Ein wenig Beständigkeit kam erst in ihr Leben, als die Familie
1920 nach Paris
übersiedelte.
Lucia, sprach- und musikbegabt, fand durch eine Freundin jedoch zu
ihrer ganz
persönlichen künstlerischen Bestimmung, einer
Kunstform, "die sie zu
ihrer ganz eigenen machen würde" - dem Tanz.
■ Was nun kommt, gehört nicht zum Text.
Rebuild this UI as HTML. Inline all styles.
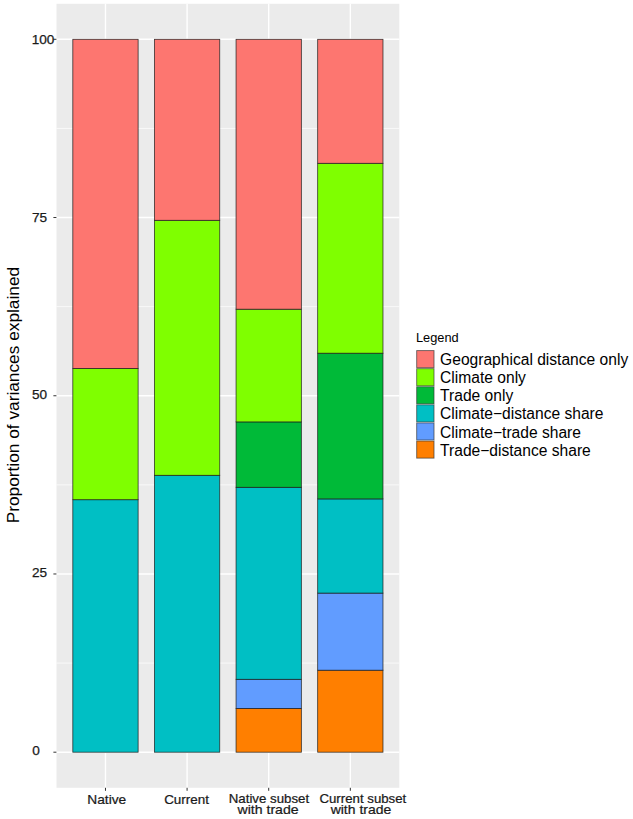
<!DOCTYPE html>
<html><head><meta charset="utf-8"><style>
html,body{margin:0;padding:0;background:#fff;width:633px;height:819px;overflow:hidden}
svg{position:absolute;left:0;top:0;font-family:"Liberation Sans",sans-serif}
</style></head><body>
<svg width="633" height="819" viewBox="0 0 633 819">
<rect x="56.50" y="3.80" width="342.80" height="784.00" fill="#EBEBEB"/>
<line x1="56.50" x2="399.30" y1="663.09" y2="663.09" stroke="#FFFFFF" stroke-width="0.7"/>
<line x1="56.50" x2="399.30" y1="484.86" y2="484.86" stroke="#FFFFFF" stroke-width="0.7"/>
<line x1="56.50" x2="399.30" y1="306.64" y2="306.64" stroke="#FFFFFF" stroke-width="0.7"/>
<line x1="56.50" x2="399.30" y1="128.41" y2="128.41" stroke="#FFFFFF" stroke-width="0.7"/>
<line x1="56.50" x2="399.30" y1="752.20" y2="752.20" stroke="#FFFFFF" stroke-width="1.4"/>
<line x1="56.50" x2="399.30" y1="573.98" y2="573.98" stroke="#FFFFFF" stroke-width="1.4"/>
<line x1="56.50" x2="399.30" y1="395.75" y2="395.75" stroke="#FFFFFF" stroke-width="1.4"/>
<line x1="56.50" x2="399.30" y1="217.52" y2="217.52" stroke="#FFFFFF" stroke-width="1.4"/>
<line x1="56.50" x2="399.30" y1="39.30" y2="39.30" stroke="#FFFFFF" stroke-width="1.4"/>
<line x1="105.47" x2="105.47" y1="3.80" y2="787.80" stroke="#FFFFFF" stroke-width="1.4"/>
<line x1="187.09" x2="187.09" y1="3.80" y2="787.80" stroke="#FFFFFF" stroke-width="1.4"/>
<line x1="268.71" x2="268.71" y1="3.80" y2="787.80" stroke="#FFFFFF" stroke-width="1.4"/>
<line x1="350.33" x2="350.33" y1="3.80" y2="787.80" stroke="#FFFFFF" stroke-width="1.4"/>
<rect x="72.82" y="499.70" width="65.30" height="252.50" fill="#00BFC4" stroke="#1a1a1a" stroke-opacity="0.85" stroke-width="0.8"/>
<rect x="72.82" y="368.40" width="65.30" height="131.30" fill="#7FFF00" stroke="#1a1a1a" stroke-opacity="0.85" stroke-width="0.8"/>
<rect x="72.82" y="39.30" width="65.30" height="329.10" fill="#FD7670" stroke="#1a1a1a" stroke-opacity="0.85" stroke-width="0.8"/>
<rect x="154.44" y="475.30" width="65.30" height="276.90" fill="#00BFC4" stroke="#1a1a1a" stroke-opacity="0.85" stroke-width="0.8"/>
<rect x="154.44" y="220.30" width="65.30" height="255.00" fill="#7FFF00" stroke="#1a1a1a" stroke-opacity="0.85" stroke-width="0.8"/>
<rect x="154.44" y="39.30" width="65.30" height="181.00" fill="#FD7670" stroke="#1a1a1a" stroke-opacity="0.85" stroke-width="0.8"/>
<rect x="236.06" y="708.40" width="65.30" height="43.80" fill="#FF7F00" stroke="#1a1a1a" stroke-opacity="0.85" stroke-width="0.8"/>
<rect x="236.06" y="679.30" width="65.30" height="29.10" fill="#619CFF" stroke="#1a1a1a" stroke-opacity="0.85" stroke-width="0.8"/>
<rect x="236.06" y="487.30" width="65.30" height="192.00" fill="#00BFC4" stroke="#1a1a1a" stroke-opacity="0.85" stroke-width="0.8"/>
<rect x="236.06" y="421.90" width="65.30" height="65.40" fill="#00BA38" stroke="#1a1a1a" stroke-opacity="0.85" stroke-width="0.8"/>
<rect x="236.06" y="309.20" width="65.30" height="112.70" fill="#7FFF00" stroke="#1a1a1a" stroke-opacity="0.85" stroke-width="0.8"/>
<rect x="236.06" y="39.30" width="65.30" height="269.90" fill="#FD7670" stroke="#1a1a1a" stroke-opacity="0.85" stroke-width="0.8"/>
<rect x="317.68" y="670.20" width="65.30" height="82.00" fill="#FF7F00" stroke="#1a1a1a" stroke-opacity="0.85" stroke-width="0.8"/>
<rect x="317.68" y="593.10" width="65.30" height="77.10" fill="#619CFF" stroke="#1a1a1a" stroke-opacity="0.85" stroke-width="0.8"/>
<rect x="317.68" y="498.90" width="65.30" height="94.20" fill="#00BFC4" stroke="#1a1a1a" stroke-opacity="0.85" stroke-width="0.8"/>
<rect x="317.68" y="353.20" width="65.30" height="145.70" fill="#00BA38" stroke="#1a1a1a" stroke-opacity="0.85" stroke-width="0.8"/>
<rect x="317.68" y="163.30" width="65.30" height="189.90" fill="#7FFF00" stroke="#1a1a1a" stroke-opacity="0.85" stroke-width="0.8"/>
<rect x="317.68" y="39.30" width="65.30" height="124.00" fill="#FD7670" stroke="#1a1a1a" stroke-opacity="0.85" stroke-width="0.8"/>
<line x1="53.4" x2="56.4" y1="752.20" y2="752.20" stroke="#333333" stroke-width="1"/>
<line x1="53.4" x2="56.4" y1="573.98" y2="573.98" stroke="#333333" stroke-width="1"/>
<line x1="53.4" x2="56.4" y1="395.75" y2="395.75" stroke="#333333" stroke-width="1"/>
<line x1="53.4" x2="56.4" y1="217.52" y2="217.52" stroke="#333333" stroke-width="1"/>
<line x1="53.4" x2="56.4" y1="39.30" y2="39.30" stroke="#333333" stroke-width="1"/>
<line x1="105.47" x2="105.47" y1="787.8" y2="790.8" stroke="#333333" stroke-width="1"/>
<line x1="187.09" x2="187.09" y1="787.8" y2="790.8" stroke="#333333" stroke-width="1"/>
<line x1="268.71" x2="268.71" y1="787.8" y2="790.8" stroke="#333333" stroke-width="1"/>
<line x1="350.33" x2="350.33" y1="787.8" y2="790.8" stroke="#333333" stroke-width="1"/>
<text x="32.19" y="755.30" font-size="13.6" fill="#1A1A1A" stroke="#1A1A1A" stroke-width="0.25">0</text>
<text x="31.92" y="577.40" font-size="13.6" fill="#1A1A1A" stroke="#1A1A1A" stroke-width="0.25">25</text>
<text x="32.06" y="399.40" font-size="13.6" fill="#1A1A1A" stroke="#1A1A1A" stroke-width="0.25">50</text>
<text x="31.92" y="221.50" font-size="13.6" fill="#1A1A1A" stroke="#1A1A1A" stroke-width="0.25">75</text>
<text x="31.65" y="43.50" font-size="13.6" fill="#1A1A1A" stroke="#1A1A1A" stroke-width="0.25">100</text>
<text transform="translate(19.2,395.1) rotate(-90)" text-anchor="middle" font-size="17.3" fill="#000">Proportion of variances explained</text>
<text transform="translate(87.30,803.50) scale(1,0.9)" font-size="13.76" fill="#1A1A1A" stroke="#1A1A1A" stroke-width="0.25">Native</text>
<text transform="translate(164.13,803.50) scale(1,0.9)" font-size="13.45" fill="#1A1A1A" stroke="#1A1A1A" stroke-width="0.25">Current</text>
<text transform="translate(228.74,802.80) scale(1,0.9)" font-size="13.29" fill="#1A1A1A" stroke="#1A1A1A" stroke-width="0.25">Native subset</text>
<text transform="translate(237.54,813.90) scale(1,0.9)" font-size="14.11" fill="#1A1A1A" stroke="#1A1A1A" stroke-width="0.25">with trade</text>
<text transform="translate(319.44,802.80) scale(1,0.9)" font-size="13.25" fill="#1A1A1A" stroke="#1A1A1A" stroke-width="0.25">Current subset</text>
<text transform="translate(330.64,813.90) scale(1,0.9)" font-size="13.99" fill="#1A1A1A" stroke="#1A1A1A" stroke-width="0.25">with trade</text>
<text x="416" y="341.9" font-size="12.8" fill="#000">Legend</text>
<rect x="416.2" y="350.10" width="18.3" height="18.08" fill="#F2F2F2"/>
<rect x="416.7" y="350.60" width="17.3" height="17.1" fill="#FD7670" stroke="#333" stroke-opacity="0.7" stroke-width="0.9"/>
<text x="440.1" y="365.30" font-size="15.6" fill="#000">Geographical distance only</text>
<rect x="416.2" y="368.18" width="18.3" height="18.08" fill="#F2F2F2"/>
<rect x="416.7" y="368.68" width="17.3" height="17.1" fill="#7FFF00" stroke="#333" stroke-opacity="0.7" stroke-width="0.9"/>
<text x="440.1" y="383.35" font-size="15.6" fill="#000">Climate only</text>
<rect x="416.2" y="386.26" width="18.3" height="18.08" fill="#F2F2F2"/>
<rect x="416.7" y="386.76" width="17.3" height="17.1" fill="#00BA38" stroke="#333" stroke-opacity="0.7" stroke-width="0.9"/>
<text x="440.1" y="401.40" font-size="15.6" fill="#000">Trade only</text>
<rect x="416.2" y="404.34" width="18.3" height="18.08" fill="#F2F2F2"/>
<rect x="416.7" y="404.84" width="17.3" height="17.1" fill="#00BFC4" stroke="#333" stroke-opacity="0.7" stroke-width="0.9"/>
<text x="440.1" y="419.45" font-size="15.6" fill="#000">Climate−distance share</text>
<rect x="416.2" y="422.42" width="18.3" height="18.08" fill="#F2F2F2"/>
<rect x="416.7" y="422.92" width="17.3" height="17.1" fill="#619CFF" stroke="#333" stroke-opacity="0.7" stroke-width="0.9"/>
<text x="440.1" y="437.50" font-size="15.6" fill="#000">Climate−trade share</text>
<rect x="416.2" y="440.50" width="18.3" height="18.08" fill="#F2F2F2"/>
<rect x="416.7" y="441.00" width="17.3" height="17.1" fill="#FF7F00" stroke="#333" stroke-opacity="0.7" stroke-width="0.9"/>
<text x="440.1" y="455.55" font-size="15.6" fill="#000">Trade−distance share</text>
</svg>
</body></html>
Sie wurde Elevin von Robert Duncan, der "seinen Schülern
beibrachte, ihre
Körper rauschhaft-dynamisch zur Verehrung des Gottes Dionysos
einzusetzen". Weitere Persönlichkeiten prägten ihr
Leben, so z.B. die englische Tänzerin Margaret Morris und der
aus Schweden nach Paris
gekommene Tänzer Jean Borlin. Lucia Joyce trat mit der
Frauentanzgruppe
"Les six de rythme et couleur" auf und wirkte in Jean Renoirs Film
"La petite marchande d'allumettes" mit.
Prägend für ihren weiteren Lebenslauf sollte die -
hauptsächlich durch ihre
Mutter Nora beeinflusste - Entscheidung sein, trotz eines Angebots, in
Darmstadt
Tanz zu unterrichten, ihre Tanzkarriere aufzugeben.
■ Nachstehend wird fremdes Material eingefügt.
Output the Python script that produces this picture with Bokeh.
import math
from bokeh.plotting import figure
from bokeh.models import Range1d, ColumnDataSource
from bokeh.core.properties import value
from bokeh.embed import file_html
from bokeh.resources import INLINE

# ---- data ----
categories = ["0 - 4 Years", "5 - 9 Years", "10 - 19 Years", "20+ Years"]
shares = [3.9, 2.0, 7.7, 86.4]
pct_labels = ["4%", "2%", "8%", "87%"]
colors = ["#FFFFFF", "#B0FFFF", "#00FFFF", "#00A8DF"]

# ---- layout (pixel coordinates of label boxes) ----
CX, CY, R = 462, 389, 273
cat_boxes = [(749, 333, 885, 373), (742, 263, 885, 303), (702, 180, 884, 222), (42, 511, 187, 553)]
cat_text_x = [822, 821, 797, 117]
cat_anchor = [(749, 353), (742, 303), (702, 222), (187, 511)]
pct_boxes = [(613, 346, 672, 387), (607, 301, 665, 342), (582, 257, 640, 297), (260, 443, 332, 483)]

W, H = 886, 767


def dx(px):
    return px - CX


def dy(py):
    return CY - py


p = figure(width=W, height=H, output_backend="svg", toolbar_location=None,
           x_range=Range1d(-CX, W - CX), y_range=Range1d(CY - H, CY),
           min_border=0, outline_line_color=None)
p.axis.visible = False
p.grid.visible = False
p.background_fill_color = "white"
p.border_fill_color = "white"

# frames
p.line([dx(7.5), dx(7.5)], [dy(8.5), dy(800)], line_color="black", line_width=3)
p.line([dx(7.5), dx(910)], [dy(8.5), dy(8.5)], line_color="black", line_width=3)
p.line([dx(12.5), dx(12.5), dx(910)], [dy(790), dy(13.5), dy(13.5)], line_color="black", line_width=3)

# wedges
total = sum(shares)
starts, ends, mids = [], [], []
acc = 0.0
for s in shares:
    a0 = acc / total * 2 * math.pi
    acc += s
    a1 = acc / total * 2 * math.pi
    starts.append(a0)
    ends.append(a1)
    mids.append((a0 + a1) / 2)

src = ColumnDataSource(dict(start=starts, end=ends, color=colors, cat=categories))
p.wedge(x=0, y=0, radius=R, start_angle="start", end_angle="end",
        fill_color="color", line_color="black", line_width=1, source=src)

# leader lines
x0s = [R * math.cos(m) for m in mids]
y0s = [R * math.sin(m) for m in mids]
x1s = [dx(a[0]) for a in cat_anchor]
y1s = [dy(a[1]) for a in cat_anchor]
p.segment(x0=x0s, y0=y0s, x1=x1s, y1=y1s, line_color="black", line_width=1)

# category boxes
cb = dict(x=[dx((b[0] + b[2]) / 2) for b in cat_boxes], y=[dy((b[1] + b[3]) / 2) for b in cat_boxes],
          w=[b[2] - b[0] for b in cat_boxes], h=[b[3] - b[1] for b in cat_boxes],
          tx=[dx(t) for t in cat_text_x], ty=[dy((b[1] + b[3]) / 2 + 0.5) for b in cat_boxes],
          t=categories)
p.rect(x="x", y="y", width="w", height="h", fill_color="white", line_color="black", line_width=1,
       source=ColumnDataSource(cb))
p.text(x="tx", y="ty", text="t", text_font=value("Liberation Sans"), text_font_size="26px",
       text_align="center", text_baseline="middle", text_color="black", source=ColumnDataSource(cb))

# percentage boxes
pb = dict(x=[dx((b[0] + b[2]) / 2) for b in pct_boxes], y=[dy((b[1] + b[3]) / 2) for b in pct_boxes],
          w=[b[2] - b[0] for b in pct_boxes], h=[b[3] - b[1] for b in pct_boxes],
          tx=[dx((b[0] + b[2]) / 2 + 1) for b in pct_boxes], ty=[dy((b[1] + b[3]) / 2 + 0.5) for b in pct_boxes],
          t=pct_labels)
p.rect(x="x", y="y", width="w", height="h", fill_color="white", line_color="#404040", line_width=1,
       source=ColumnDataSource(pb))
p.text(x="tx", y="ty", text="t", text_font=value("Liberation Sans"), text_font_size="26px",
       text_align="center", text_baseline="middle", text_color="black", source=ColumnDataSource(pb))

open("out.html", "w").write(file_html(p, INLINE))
Als die Spannungen mit Nora Joyce kontinuierlich zunahmen und sie in
rascher
Folge von verschiedenen Männern enttäuscht worden war
(darunter Samuel
Beckett, der amerikanische Bildhauer Alexander Calder, und
auch die Verlobung
mit Alex Ponisovsky, dem Schwager von Joyces Freund und homme
d’affaires, Paul
Léon, musste für gescheitert erklärt
werden), erlitt Lucia einen
Nervenzusammenbruch und wurde Ende Mai 1933 von ihrem Bruder mit Hilfe
eines Täuschungsmanövers
in eine Nervenklinik eingeliefert.
Damit begann - nach Ansicht ihrer Biografin - eine unheilvolle
Verkettung familiärer
Konflikte, verfehlter Therapien und gesellschaftlicher Vorurteile, die
Lucia
immer weiter von der Welt der Normalität entfernten.
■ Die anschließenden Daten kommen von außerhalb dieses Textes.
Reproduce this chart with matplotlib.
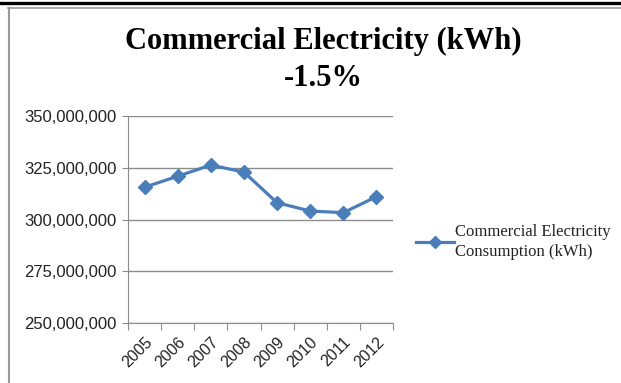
import matplotlib
matplotlib.use("Agg")
import matplotlib.pyplot as plt
from matplotlib.lines import Line2D
from matplotlib.ticker import FuncFormatter

years = ["2005", "2006", "2007", "2008", "2009", "2010", "2011", "2012"]
kwh = [315.6e6, 320.9e6, 326.3e6, 322.9e6, 308.1e6, 304.1e6, 303.3e6, 311.0e6]
y_ticks = [250e6, 275e6, 300e6, 325e6, 350e6]

blue = "#4A7EBB"
grid_grey = "#8c8c8c"

fig = plt.figure(figsize=(6.21, 3.83), dpi=100)
W, H = 621, 383

# page bits: black rule at top and grey frame of the chart box
fig.add_artist(Line2D([0, 1], [1 - 3 / H, 1 - 3 / H], color="black", lw=2.4))
fig.add_artist(Line2D([8 / W, 1], [1 - 7.5 / H, 1 - 7.5 / H], color="#999999", lw=1.2))
fig.add_artist(Line2D([8.5 / W, 8.5 / W], [0, 1 - 7.5 / H], color="#999999", lw=1.5))

# plot area in pixels: x 128..393, y 116..323
ax = fig.add_axes([128 / W, 1 - 323 / H, (393 - 128) / W, (323 - 116) / H])

x = list(range(len(years)))
ax.plot(x, kwh, color=blue, lw=2.3, marker="D", markersize=7,
        markerfacecolor=blue, markeredgecolor=blue,
        label="Commercial Electricity\nConsumption (kWh)")

ax.set_xlim(-0.5, len(years) - 0.5)
ax.set_ylim(y_ticks[0], y_ticks[-1])
ax.set_yticks(y_ticks)
ax.yaxis.set_major_formatter(FuncFormatter(lambda v, p: f"{int(v):,}"))
ax.grid(axis="y", color=grid_grey, lw=1.0)
ax.set_axisbelow(True)

# category boundaries get the tick marks, labels sit at the centres
ax.set_xticks([i - 0.5 for i in range(len(years) + 1)])
ax.set_xticklabels([])
ax.set_xticks(x, minor=True)
ax.set_xticklabels(years, minor=True, rotation=45, ha="right",
                   rotation_mode="anchor", fontsize=11.5,
                   family="Liberation Sans", color="#222222")
ax.tick_params(axis="x", which="major", length=5, color=grid_grey, direction="out")
ax.tick_params(axis="x", which="minor", length=0, pad=8)
ax.tick_params(axis="y", length=4, color=grid_grey, labelsize=12, pad=4)
for lab in ax.get_yticklabels():
    lab.set_family("Liberation Sans")
    lab.set_color("#222222")

for s in ["top", "right"]:
    ax.spines[s].set_visible(False)
for s in ["left", "bottom"]:
    ax.spines[s].set_color(grid_grey)

fig.text(323 / W, 1 - 41 / H, "Commercial Electricity (kWh)", ha="center",
         va="center", fontsize=22, fontweight="bold", family="Liberation Serif")
fig.text(323 / W, 1 - 78 / H, "-1.5%", ha="center", va="center",
         fontsize=22, fontweight="bold", family="Liberation Serif")

leg = fig.legend(loc="center left", bbox_to_anchor=(401 / W, 1 - 242 / H),
                 frameon=False, handlelength=2.3, handletextpad=0.05,
                 prop={"family": "Liberation Serif", "size": 12})
for t in leg.get_texts():
    t.set_linespacing(1.35)
    t.set_color("#222222")
for h in leg.legend_handles:
    h.set_markersize(6)

fig.savefig("out.png", dpi=100, facecolor="white")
Lucia und James - eine stumme Partnerschaft
Wenn der Leser dieses großartige und im wahrsten Sinne des
Wortes - gewichtige
- Buch zuschlägt, hat Carol Loeb Shloss auf jeden Fall
erreicht, das
verschwommene Bild von Lucia Joyce zu konturieren und fundiert in einen
gesellschaftlichen Kontext zu stellen.
Lucia ging offensichtlich nicht unausweichlich, ohne Gegenwehr oder
aufgrund
einer Veranlagung, die schon von Geburt an existierte, unter. Sondern
ihr Leben
war ein großer Kampf, und "sie stellte den Preis dar, der
für ein Buch
gezahlt worden, eine Entäußerung, die durch den
Drang eines Schriftstellers
nach Ruhm nötig geworden war.“
Besonders feinfühlig arbeitet Carol Loeb Shloss die Geschichte
von der "Transposition,
der Übertragung der Kunst ins Leben" und vor allem, wie Kunst
eigentlich
geschaffen wird, heraus.
Das Buch erzählt von Lucia Joyces stummer Partnerschaft mit
ihrem Vater. Denn
unstrittig ist auf jeden Fall, dass sie die Kreativität ihres
Vaters anregte
und in seine Romane eingegangen ist - "als Milly, Issy, Isolde, Anna
Livia
Plurabelle und die anderen Verkörperungen der heranwachsenden
jungen Frau."
Am Ende stehen drei einfache, aber tiefgreifende Fragen im Raum: "Was
ist
das Leben eines Kindes wert? Was ist ein Buch wert? Welches ist das
Verhältnis
zwischen 'Genie und 'Wahnsinn'?"
"Die Geschichte von Lucia Joyce ist weitgehend die von einer einfachen
Tatsache, die zu spät erkannt wurde, letztlich aber nicht zu
unterdrücken war:
dass Töchter es vorziehen können, selbst kreativ
tätig zu werden, statt die
Inspiration für die Kreativität eines anderen zu
liefern, und auch durchaus in
der Lage zu eigenem Schaffen sind."
Dank der soliden Übersetzung aus dem Amerikanischen von
Michael Müller ist
dieses Buch trotz seiner Daten- und Materialfülle
übersichtlich und flüssig
lesbar.
(Heike Geilen; 07/2007)
Carol
Loeb Shloss: "Lucia Joyce. Die
Biografie der Tochter"
Originaltitel "Lucia Joyce. To Dance in the Wake".
Aus dem Amerikanischen von Michael Müller.
Albrecht Knaus Verlag, 2007. 654 Seiten.